Abel acknowledges the intimidating challenge of lending musical dimensions to these enigmatic gems: “I had to live with them for quite a few years before daring to set them.” A composer’s goal in art songs is to illuminate and enhance the chosen text, and sensitive listeners will certainly agree that here,Abel has accomplished just that. His spare yet spontaneous approach goes hand-in-hand with the mystery and angularity of the language. His avoidance of needlessly florid complication in the piano writing does much to convey the hypnotic austerity of the verses.

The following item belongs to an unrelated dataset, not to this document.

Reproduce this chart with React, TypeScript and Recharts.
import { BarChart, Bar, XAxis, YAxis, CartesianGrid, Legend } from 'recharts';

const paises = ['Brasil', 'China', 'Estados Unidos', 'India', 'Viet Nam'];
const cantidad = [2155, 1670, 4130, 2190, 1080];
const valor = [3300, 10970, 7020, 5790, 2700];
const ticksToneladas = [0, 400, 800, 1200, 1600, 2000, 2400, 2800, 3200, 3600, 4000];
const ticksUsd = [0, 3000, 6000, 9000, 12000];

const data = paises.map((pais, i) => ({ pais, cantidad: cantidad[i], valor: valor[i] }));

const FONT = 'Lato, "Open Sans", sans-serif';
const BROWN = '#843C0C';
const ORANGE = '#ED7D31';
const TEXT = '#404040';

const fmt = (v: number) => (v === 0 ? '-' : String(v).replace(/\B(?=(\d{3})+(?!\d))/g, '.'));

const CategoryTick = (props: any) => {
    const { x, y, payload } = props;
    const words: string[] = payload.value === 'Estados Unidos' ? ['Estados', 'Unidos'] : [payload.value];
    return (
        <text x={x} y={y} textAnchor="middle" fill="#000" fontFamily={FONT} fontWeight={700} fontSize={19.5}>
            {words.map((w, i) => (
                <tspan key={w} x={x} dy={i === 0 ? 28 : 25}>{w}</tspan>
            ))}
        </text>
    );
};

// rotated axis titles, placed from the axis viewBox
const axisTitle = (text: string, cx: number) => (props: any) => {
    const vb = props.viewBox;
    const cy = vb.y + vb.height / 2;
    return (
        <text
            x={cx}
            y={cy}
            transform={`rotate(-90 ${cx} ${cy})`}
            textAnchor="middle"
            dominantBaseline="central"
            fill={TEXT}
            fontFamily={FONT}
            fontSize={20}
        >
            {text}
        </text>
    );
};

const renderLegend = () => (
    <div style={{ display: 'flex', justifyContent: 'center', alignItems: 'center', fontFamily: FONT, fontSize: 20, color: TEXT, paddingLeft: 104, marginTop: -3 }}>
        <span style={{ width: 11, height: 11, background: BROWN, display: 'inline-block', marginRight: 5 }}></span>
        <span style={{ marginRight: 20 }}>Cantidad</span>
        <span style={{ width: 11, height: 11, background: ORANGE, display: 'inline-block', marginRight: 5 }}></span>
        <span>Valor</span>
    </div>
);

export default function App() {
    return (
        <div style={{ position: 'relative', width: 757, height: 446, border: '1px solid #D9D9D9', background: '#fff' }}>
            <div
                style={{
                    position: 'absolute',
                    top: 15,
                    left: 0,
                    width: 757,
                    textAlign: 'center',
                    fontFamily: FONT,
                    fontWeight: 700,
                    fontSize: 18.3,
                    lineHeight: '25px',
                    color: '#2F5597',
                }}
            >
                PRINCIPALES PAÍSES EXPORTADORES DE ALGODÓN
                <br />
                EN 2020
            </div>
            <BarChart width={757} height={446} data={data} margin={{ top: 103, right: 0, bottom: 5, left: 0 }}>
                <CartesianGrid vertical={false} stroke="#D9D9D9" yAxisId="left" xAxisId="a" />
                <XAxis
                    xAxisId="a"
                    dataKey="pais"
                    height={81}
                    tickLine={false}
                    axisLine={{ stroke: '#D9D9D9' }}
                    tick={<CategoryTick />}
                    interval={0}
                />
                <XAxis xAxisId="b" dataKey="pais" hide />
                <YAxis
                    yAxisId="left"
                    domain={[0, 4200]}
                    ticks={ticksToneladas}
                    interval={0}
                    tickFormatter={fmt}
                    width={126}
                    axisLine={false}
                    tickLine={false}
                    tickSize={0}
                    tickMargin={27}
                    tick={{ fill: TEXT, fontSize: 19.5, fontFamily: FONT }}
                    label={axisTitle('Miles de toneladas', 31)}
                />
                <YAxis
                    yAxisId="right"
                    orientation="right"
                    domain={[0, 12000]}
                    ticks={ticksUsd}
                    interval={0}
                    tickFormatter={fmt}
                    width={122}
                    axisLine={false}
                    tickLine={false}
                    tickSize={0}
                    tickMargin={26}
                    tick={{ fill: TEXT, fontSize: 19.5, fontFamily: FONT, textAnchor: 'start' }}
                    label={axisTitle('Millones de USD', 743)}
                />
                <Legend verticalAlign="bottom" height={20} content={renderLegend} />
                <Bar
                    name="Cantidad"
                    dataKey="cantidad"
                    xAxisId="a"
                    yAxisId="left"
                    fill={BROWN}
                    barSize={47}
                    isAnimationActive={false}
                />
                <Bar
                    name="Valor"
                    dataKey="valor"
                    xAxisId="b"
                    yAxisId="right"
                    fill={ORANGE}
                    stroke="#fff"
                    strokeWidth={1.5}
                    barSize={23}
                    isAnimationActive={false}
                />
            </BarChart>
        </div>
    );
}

Despite Rilke’s frequent bouts with depression, his introspective nature may well have been his salvation – as he found within himself cogent visions of his place in the world, and of the endless possibilities of life – leaving him both places to hide and to go. This basic theme resonates in several of these songs, beginning with “In this town the last house stands,” in which the last house seems no more than a solitary way station along the path of life that leads into the dark and often risky unknown. Yet follow the path we must. Abel’s melodic musings set a reflective but furtively mystic tone.
The imagery of “My life is not this steeply sloping hour” makes for one of Rilke’s more optimistic pieces, speaking perhaps of the immortality – amid the routine hubbub of life – of his poetic voice: one that he trusts will outlast that of his physical being. His corporeal place my well lie between two discordant musical notes, yet he hears his song going on, forever beautiful. Abel’s music emphatically confirms that beauty.

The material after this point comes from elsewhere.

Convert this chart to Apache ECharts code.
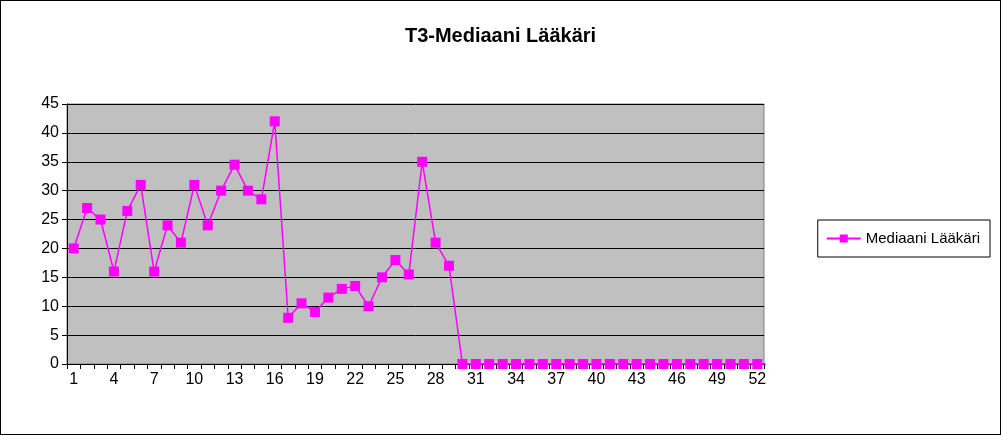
<!DOCTYPE html>
<html><head><meta charset="utf-8">
<script src="https://cdn.jsdelivr.net/npm/echarts@6/dist/echarts.min.js"></script>
<style>html,body{margin:0;padding:0;background:#fff}#c{width:1001px;height:435px;box-sizing:border-box;border:1px solid #000}</style>
</head><body><div id="c"></div>
<script>
const categories = Array.from({length:52},(_,i)=>String(i+1));
const values = [20,27,25,16,26.5,31,16,24,21,31,24,30,34.5,30,28.5,42,8,10.5,9,11.5,13,13.5,10,15,18,15.5,35,21,17,
0,0,0,0,0,0,0,0,0,0,0,0,0,0,0,0,0,0,0,0,0,0,0,0];
const seriesName = 'Mediaani Lääkäri';
const chart = echarts.init(document.getElementById('c'));
chart.setOption({
  animation:false,
  title:{text:'T3-Mediaani Lääkäri',left:'center',top:20,textStyle:{fontFamily:'Liberation Sans',fontSize:20,fontWeight:'bold',color:'#000'}},
  legend:{right:10,top:219,orient:'vertical',padding:[11,10,11,8],borderColor:'#000',borderWidth:1,itemWidth:34,itemHeight:10,
    textStyle:{fontFamily:'Liberation Sans',fontSize:15,color:'#000'},data:[seriesName]},
  grid:{left:66,right:236,top:103,bottom:70,show:true,backgroundColor:'#c0c0c0',borderColor:'#808080',borderWidth:1},
  xAxis:{type:'category',data:categories,boundaryGap:true,splitLine:{show:false},
    axisLine:{lineStyle:{color:'#000'}},axisTick:{show:true,interval:0,lineStyle:{color:'#000'}},
    axisLabel:{interval:2,color:'#000',fontFamily:'Liberation Sans',fontSize:16,margin:8}},
  yAxis:{type:'value',min:0,max:45,interval:5,
    axisLine:{show:true,lineStyle:{color:'#000'}},axisTick:{show:true,lineStyle:{color:'#000'}},
    splitLine:{lineStyle:{color:'#000'}},
    axisLabel:{color:'#000',fontFamily:'Liberation Sans',fontSize:16}},
  series:[{name:seriesName,type:'line',data:values,symbol:'rect',symbolSize:10,showAllSymbol:true,
    lineStyle:{color:'#ff00ff',width:1.5},itemStyle:{color:'#ff00ff'}}]
});
</script></body></html>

Contrast comes with the rather tormented “All of you undisturbed cities,” in which composer and poet alike question the concept that we can find safe refuge in life. We are reluctant to acknowledge the ever-lurking “enemy” that quietly besieges our seemingly secure havens: a subtle and silent, yet inexorable force that can capriciously breach the flimsy defenses we subconsciously construct to ward off our inner insecurities. Abel’s vaguely unsettling setting – which includes a jabbing piano solo to be played “with disquiet” — helps to convey the poetry’s sense of helpless and inconceivable vulnerability.
The cycle’s final two songs swing back into more positive philosophical territory. “You darkness, that I come from” delves into the soothing notion that we needn’t fear the possibilities the night may hold for us. Rilke seems to want us to believe here that the comfortable communal fires that illuminate our secure here-and-now should not keep us from pondering future prospects that hide behind the unlit shadows that obscure our ultimate destinies. Musically, Abel drives home the poet’s advice in the cresting section that follows the piano solo: “… and it is possible, a great energy is moving near me.”
A variant of that message comes with “I live my life in growing orbits,” which concludes the cycle with particular warmth and wonder. Rilke tells us, seemingly by example – and in eerily ecstatic tones – that we should never stop striving to progress towards our lives’ next levels, even if we can’t foresee what shapes our futures might take, what we may finally achieve, or what we will ultimately mean to the world. Abel has crafted particularly striking musical imagery in this one, evoking visions of soaring spirits and uncertain destinies joyfully fulfilled. The elastic middle section, with its melismatic vocal line and swirling piano, underscores the aspects of the journey that cannot be known.
“The singer must carry the music forward here, and Ariel Pisturino does a fine job of that,” Abel says. “She has a powerful voice and beautiful timbre, and in several spots opens up in operatic fashion to excellent effect. She’s a Rilke fan too – and it shows.”